# START OF DATASET CONTENT
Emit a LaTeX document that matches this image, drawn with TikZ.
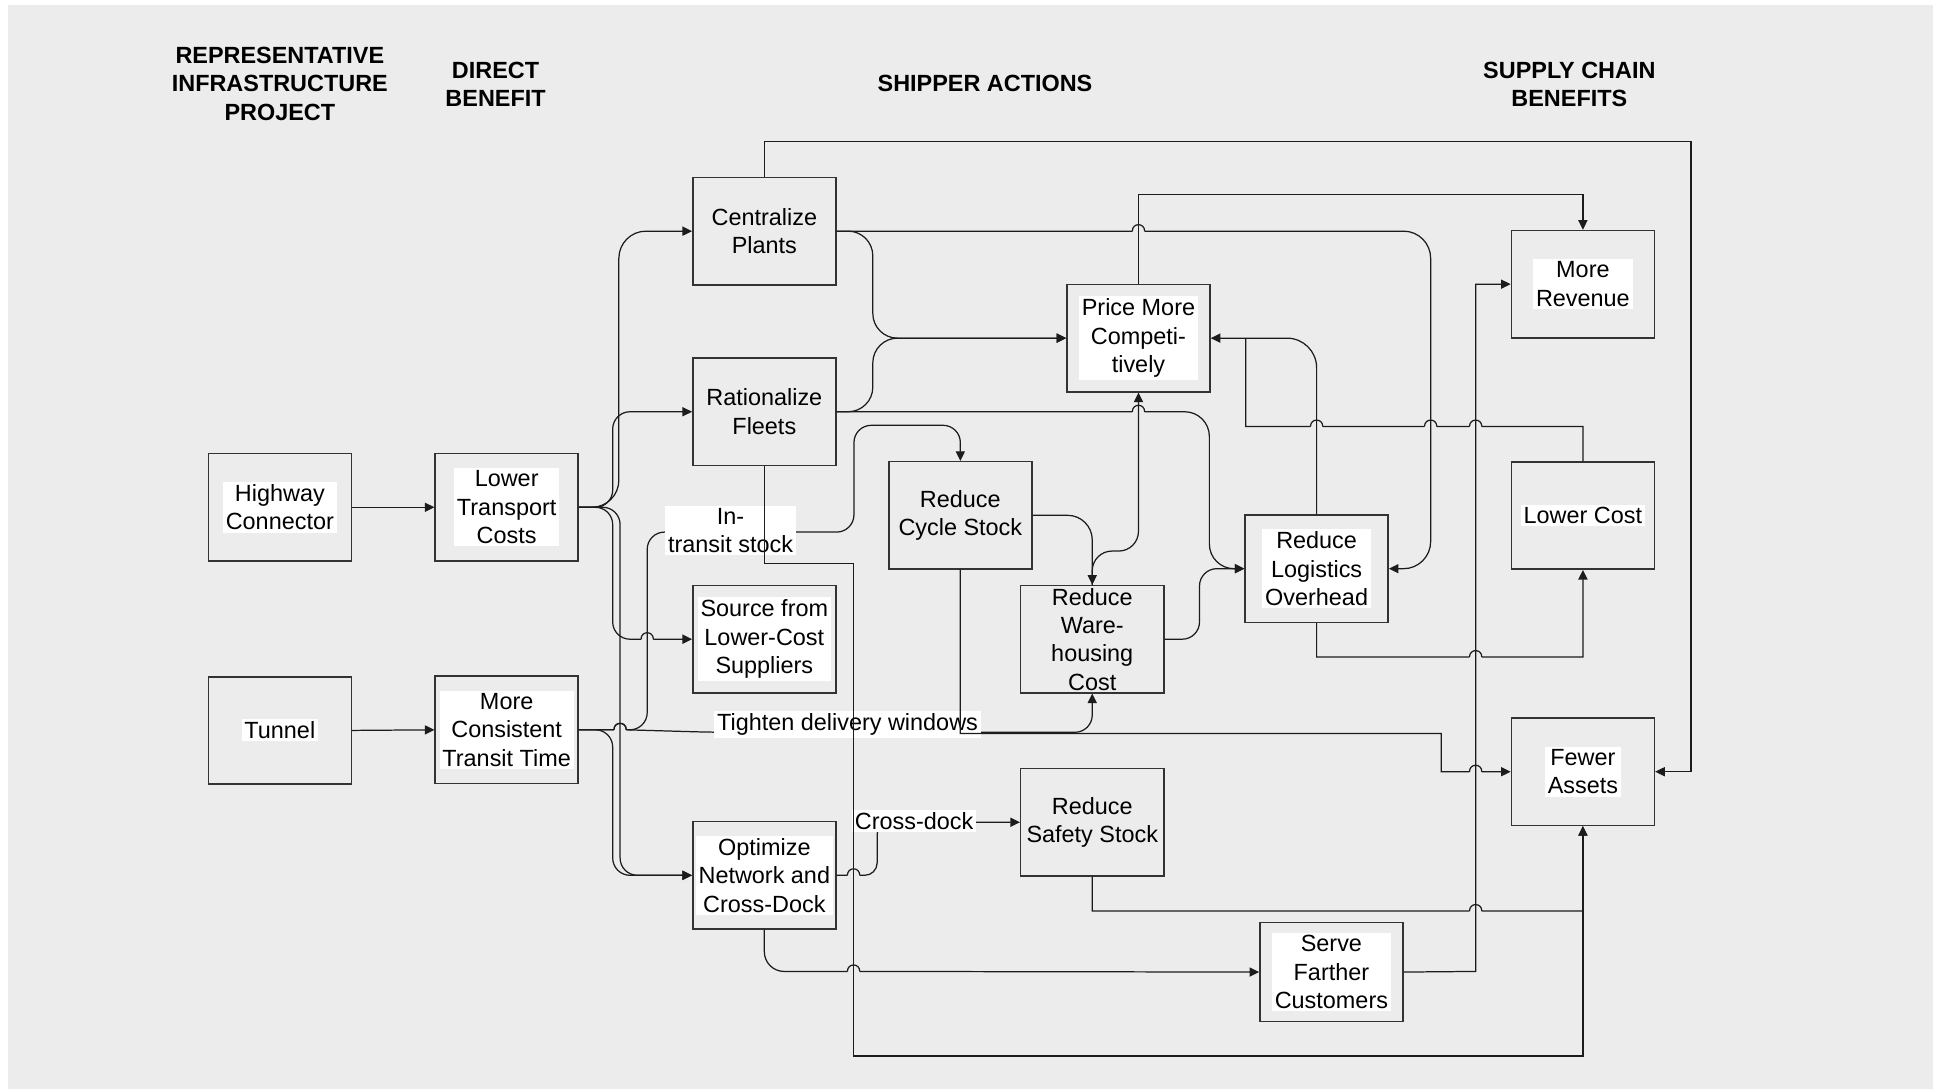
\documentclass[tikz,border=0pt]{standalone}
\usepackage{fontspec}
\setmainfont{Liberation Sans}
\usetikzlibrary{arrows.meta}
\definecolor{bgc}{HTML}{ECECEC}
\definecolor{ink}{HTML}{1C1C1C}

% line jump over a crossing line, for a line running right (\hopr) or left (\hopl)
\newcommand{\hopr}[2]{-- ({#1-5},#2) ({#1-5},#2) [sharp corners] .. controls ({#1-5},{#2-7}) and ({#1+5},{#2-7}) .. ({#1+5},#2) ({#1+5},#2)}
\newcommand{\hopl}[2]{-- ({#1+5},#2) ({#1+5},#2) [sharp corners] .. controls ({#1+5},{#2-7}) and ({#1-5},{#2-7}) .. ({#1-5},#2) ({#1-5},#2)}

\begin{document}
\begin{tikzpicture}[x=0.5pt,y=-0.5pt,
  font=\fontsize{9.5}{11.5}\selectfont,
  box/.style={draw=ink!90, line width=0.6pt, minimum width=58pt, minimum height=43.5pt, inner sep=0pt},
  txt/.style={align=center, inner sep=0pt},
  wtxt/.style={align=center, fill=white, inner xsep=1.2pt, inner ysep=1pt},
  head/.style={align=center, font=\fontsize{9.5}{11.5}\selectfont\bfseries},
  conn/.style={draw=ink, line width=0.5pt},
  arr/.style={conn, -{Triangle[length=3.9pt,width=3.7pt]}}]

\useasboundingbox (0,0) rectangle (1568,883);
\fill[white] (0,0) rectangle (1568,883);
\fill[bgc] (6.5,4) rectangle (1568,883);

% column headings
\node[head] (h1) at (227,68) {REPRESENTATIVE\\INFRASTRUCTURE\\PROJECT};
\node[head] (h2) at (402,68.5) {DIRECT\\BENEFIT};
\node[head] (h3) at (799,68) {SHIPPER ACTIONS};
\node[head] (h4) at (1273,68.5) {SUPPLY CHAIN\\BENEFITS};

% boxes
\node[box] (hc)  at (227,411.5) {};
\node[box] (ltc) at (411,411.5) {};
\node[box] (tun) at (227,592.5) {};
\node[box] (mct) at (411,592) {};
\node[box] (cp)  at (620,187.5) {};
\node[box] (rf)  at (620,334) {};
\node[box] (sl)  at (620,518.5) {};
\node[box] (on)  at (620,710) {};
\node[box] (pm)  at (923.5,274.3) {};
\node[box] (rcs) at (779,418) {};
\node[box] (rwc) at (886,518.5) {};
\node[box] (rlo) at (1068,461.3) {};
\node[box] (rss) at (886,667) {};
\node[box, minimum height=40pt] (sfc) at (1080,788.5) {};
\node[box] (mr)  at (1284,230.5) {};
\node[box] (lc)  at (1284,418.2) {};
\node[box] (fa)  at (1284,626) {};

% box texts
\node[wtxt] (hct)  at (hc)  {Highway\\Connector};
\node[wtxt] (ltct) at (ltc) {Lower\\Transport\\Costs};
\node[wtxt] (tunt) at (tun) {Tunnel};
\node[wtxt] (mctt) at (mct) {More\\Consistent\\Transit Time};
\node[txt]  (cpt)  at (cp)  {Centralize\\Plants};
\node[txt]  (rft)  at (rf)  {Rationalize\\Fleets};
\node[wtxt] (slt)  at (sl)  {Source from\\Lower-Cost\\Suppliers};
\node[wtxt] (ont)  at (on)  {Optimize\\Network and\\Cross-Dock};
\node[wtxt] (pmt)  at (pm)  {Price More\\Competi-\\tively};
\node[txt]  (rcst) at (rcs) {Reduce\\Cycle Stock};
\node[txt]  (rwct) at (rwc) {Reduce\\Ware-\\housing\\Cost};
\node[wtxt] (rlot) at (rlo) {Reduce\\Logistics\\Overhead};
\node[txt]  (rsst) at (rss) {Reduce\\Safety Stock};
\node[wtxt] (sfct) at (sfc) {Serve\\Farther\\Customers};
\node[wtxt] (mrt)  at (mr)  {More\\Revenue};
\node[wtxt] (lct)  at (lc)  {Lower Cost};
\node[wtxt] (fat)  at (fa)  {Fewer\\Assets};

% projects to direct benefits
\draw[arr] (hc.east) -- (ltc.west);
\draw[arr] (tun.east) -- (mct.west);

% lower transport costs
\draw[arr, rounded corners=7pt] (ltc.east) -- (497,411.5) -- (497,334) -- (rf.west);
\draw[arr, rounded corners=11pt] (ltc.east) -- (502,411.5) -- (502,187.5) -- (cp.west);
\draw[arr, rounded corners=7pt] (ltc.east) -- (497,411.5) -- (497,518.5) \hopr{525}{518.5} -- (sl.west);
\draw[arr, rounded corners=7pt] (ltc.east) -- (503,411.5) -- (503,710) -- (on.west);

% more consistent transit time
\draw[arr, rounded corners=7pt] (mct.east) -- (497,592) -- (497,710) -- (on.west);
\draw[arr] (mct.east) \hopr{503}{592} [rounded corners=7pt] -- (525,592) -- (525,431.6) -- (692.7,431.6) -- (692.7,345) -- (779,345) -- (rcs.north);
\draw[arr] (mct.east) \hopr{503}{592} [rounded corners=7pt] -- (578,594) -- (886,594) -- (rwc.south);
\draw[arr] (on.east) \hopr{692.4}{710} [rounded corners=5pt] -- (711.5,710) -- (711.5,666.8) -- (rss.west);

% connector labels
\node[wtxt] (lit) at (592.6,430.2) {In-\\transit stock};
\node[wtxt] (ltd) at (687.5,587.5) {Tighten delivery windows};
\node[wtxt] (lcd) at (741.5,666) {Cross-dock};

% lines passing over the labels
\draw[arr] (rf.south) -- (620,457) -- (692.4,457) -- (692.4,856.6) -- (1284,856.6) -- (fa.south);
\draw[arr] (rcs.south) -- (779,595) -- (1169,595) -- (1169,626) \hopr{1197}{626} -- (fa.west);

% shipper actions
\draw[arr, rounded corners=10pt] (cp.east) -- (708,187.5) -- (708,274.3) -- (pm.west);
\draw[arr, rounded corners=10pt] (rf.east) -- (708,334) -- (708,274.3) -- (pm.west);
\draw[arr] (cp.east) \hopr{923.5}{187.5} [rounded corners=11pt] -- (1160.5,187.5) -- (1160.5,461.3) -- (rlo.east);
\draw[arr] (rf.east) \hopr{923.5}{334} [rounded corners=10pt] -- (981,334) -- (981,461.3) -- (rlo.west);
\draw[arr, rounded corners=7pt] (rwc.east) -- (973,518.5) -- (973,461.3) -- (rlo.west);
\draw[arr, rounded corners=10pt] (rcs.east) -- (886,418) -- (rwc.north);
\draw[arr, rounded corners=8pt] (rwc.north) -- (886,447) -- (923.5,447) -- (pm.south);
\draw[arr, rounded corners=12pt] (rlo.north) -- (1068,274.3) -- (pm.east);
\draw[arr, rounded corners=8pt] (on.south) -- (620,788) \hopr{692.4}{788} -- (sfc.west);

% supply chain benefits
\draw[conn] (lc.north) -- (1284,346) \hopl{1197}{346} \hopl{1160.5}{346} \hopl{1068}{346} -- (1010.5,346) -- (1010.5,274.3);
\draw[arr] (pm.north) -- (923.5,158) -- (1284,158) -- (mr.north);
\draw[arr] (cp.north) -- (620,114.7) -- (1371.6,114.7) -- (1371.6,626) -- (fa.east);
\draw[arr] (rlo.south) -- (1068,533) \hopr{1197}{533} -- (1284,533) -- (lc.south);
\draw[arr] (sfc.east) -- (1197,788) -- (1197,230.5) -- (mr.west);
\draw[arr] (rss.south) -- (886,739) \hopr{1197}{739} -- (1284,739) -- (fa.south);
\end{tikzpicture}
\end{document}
# END OF DATASET CONTENT
**TASK PROMPT**
All the lines above are to be given again exactly as they read, with the pictures removed.

**ANSWER**
Emit a LaTeX document that matches this image, drawn with TikZ.
\documentclass[tikz,border=0pt]{standalone}
\usepackage{fontspec}
\setmainfont{Liberation Sans}
\usetikzlibrary{arrows.meta}
\definecolor{bgc}{HTML}{ECECEC}
\definecolor{ink}{HTML}{1C1C1C}

% line jump over a crossing line, for a line running right (\hopr) or left (\hopl)
\newcommand{\hopr}[2]{-- ({#1-5},#2) ({#1-5},#2) [sharp corners] .. controls ({#1-5},{#2-7}) and ({#1+5},{#2-7}) .. ({#1+5},#2) ({#1+5},#2)}
\newcommand{\hopl}[2]{-- ({#1+5},#2) ({#1+5},#2) [sharp corners] .. controls ({#1+5},{#2-7}) and ({#1-5},{#2-7}) .. ({#1-5},#2) ({#1-5},#2)}

\begin{document}
\begin{tikzpicture}[x=0.5pt,y=-0.5pt,
  font=\fontsize{9.5}{11.5}\selectfont,
  box/.style={draw=ink!90, line width=0.6pt, minimum width=58pt, minimum height=43.5pt, inner sep=0pt},
  txt/.style={align=center, inner sep=0pt},
  wtxt/.style={align=center, fill=white, inner xsep=1.2pt, inner ysep=1pt},
  head/.style={align=center, font=\fontsize{9.5}{11.5}\selectfont\bfseries},
  conn/.style={draw=ink, line width=0.5pt},
  arr/.style={conn, -{Triangle[length=3.9pt,width=3.7pt]}}]

\useasboundingbox (0,0) rectangle (1568,883);
\fill[white] (0,0) rectangle (1568,883);
\fill[bgc] (6.5,4) rectangle (1568,883);

% column headings
\node[head] (h1) at (227,68) {REPRESENTATIVE\\INFRASTRUCTURE\\PROJECT};
\node[head] (h2) at (402,68.5) {DIRECT\\BENEFIT};
\node[head] (h3) at (799,68) {SHIPPER ACTIONS};
\node[head] (h4) at (1273,68.5) {SUPPLY CHAIN\\BENEFITS};

% boxes
\node[box] (hc)  at (227,411.5) {};
\node[box] (ltc) at (411,411.5) {};
\node[box] (tun) at (227,592.5) {};
\node[box] (mct) at (411,592) {};
\node[box] (cp)  at (620,187.5) {};
\node[box] (rf)  at (620,334) {};
\node[box] (sl)  at (620,518.5) {};
\node[box] (on)  at (620,710) {};
\node[box] (pm)  at (923.5,274.3) {};
\node[box] (rcs) at (779,418) {};
\node[box] (rwc) at (886,518.5) {};
\node[box] (rlo) at (1068,461.3) {};
\node[box] (rss) at (886,667) {};
\node[box, minimum height=40pt] (sfc) at (1080,788.5) {};
\node[box] (mr)  at (1284,230.5) {};
\node[box] (lc)  at (1284,418.2) {};
\node[box] (fa)  at (1284,626) {};

% box texts
\node[wtxt] (hct)  at (hc)  {Highway\\Connector};
\node[wtxt] (ltct) at (ltc) {Lower\\Transport\\Costs};
\node[wtxt] (tunt) at (tun) {Tunnel};
\node[wtxt] (mctt) at (mct) {More\\Consistent\\Transit Time};
\node[txt]  (cpt)  at (cp)  {Centralize\\Plants};
\node[txt]  (rft)  at (rf)  {Rationalize\\Fleets};
\node[wtxt] (slt)  at (sl)  {Source from\\Lower-Cost\\Suppliers};
\node[wtxt] (ont)  at (on)  {Optimize\\Network and\\Cross-Dock};
\node[wtxt] (pmt)  at (pm)  {Price More\\Competi-\\tively};
\node[txt]  (rcst) at (rcs) {Reduce\\Cycle Stock};
\node[txt]  (rwct) at (rwc) {Reduce\\Ware-\\housing\\Cost};
\node[wtxt] (rlot) at (rlo) {Reduce\\Logistics\\Overhead};
\node[txt]  (rsst) at (rss) {Reduce\\Safety Stock};
\node[wtxt] (sfct) at (sfc) {Serve\\Farther\\Customers};
\node[wtxt] (mrt)  at (mr)  {More\\Revenue};
\node[wtxt] (lct)  at (lc)  {Lower Cost};
\node[wtxt] (fat)  at (fa)  {Fewer\\Assets};

% projects to direct benefits
\draw[arr] (hc.east) -- (ltc.west);
\draw[arr] (tun.east) -- (mct.west);

% lower transport costs
\draw[arr, rounded corners=7pt] (ltc.east) -- (497,411.5) -- (497,334) -- (rf.west);
\draw[arr, rounded corners=11pt] (ltc.east) -- (502,411.5) -- (502,187.5) -- (cp.west);
\draw[arr, rounded corners=7pt] (ltc.east) -- (497,411.5) -- (497,518.5) \hopr{525}{518.5} -- (sl.west);
\draw[arr, rounded corners=7pt] (ltc.east) -- (503,411.5) -- (503,710) -- (on.west);

% more consistent transit time
\draw[arr, rounded corners=7pt] (mct.east) -- (497,592) -- (497,710) -- (on.west);
\draw[arr] (mct.east) \hopr{503}{592} [rounded corners=7pt] -- (525,592) -- (525,431.6) -- (692.7,431.6) -- (692.7,345) -- (779,345) -- (rcs.north);
\draw[arr] (mct.east) \hopr{503}{592} [rounded corners=7pt] -- (578,594) -- (886,594) -- (rwc.south);
\draw[arr] (on.east) \hopr{692.4}{710} [rounded corners=5pt] -- (711.5,710) -- (711.5,666.8) -- (rss.west);

% connector labels
\node[wtxt] (lit) at (592.6,430.2) {In-\\transit stock};
\node[wtxt] (ltd) at (687.5,587.5) {Tighten delivery windows};
\node[wtxt] (lcd) at (741.5,666) {Cross-dock};

% lines passing over the labels
\draw[arr] (rf.south) -- (620,457) -- (692.4,457) -- (692.4,856.6) -- (1284,856.6) -- (fa.south);
\draw[arr] (rcs.south) -- (779,595) -- (1169,595) -- (1169,626) \hopr{1197}{626} -- (fa.west);

% shipper actions
\draw[arr, rounded corners=10pt] (cp.east) -- (708,187.5) -- (708,274.3) -- (pm.west);
\draw[arr, rounded corners=10pt] (rf.east) -- (708,334) -- (708,274.3) -- (pm.west);
\draw[arr] (cp.east) \hopr{923.5}{187.5} [rounded corners=11pt] -- (1160.5,187.5) -- (1160.5,461.3) -- (rlo.east);
\draw[arr] (rf.east) \hopr{923.5}{334} [rounded corners=10pt] -- (981,334) -- (981,461.3) -- (rlo.west);
\draw[arr, rounded corners=7pt] (rwc.east) -- (973,518.5) -- (973,461.3) -- (rlo.west);
\draw[arr, rounded corners=10pt] (rcs.east) -- (886,418) -- (rwc.north);
\draw[arr, rounded corners=8pt] (rwc.north) -- (886,447) -- (923.5,447) -- (pm.south);
\draw[arr, rounded corners=12pt] (rlo.north) -- (1068,274.3) -- (pm.east);
\draw[arr, rounded corners=8pt] (on.south) -- (620,788) \hopr{692.4}{788} -- (sfc.west);

% supply chain benefits
\draw[conn] (lc.north) -- (1284,346) \hopl{1197}{346} \hopl{1160.5}{346} \hopl{1068}{346} -- (1010.5,346) -- (1010.5,274.3);
\draw[arr] (pm.north) -- (923.5,158) -- (1284,158) -- (mr.north);
\draw[arr] (cp.north) -- (620,114.7) -- (1371.6,114.7) -- (1371.6,626) -- (fa.east);
\draw[arr] (rlo.south) -- (1068,533) \hopr{1197}{533} -- (1284,533) -- (lc.south);
\draw[arr] (sfc.east) -- (1197,788) -- (1197,230.5) -- (mr.west);
\draw[arr] (rss.south) -- (886,739) \hopr{1197}{739} -- (1284,739) -- (fa.south);
\end{tikzpicture}
\end{document}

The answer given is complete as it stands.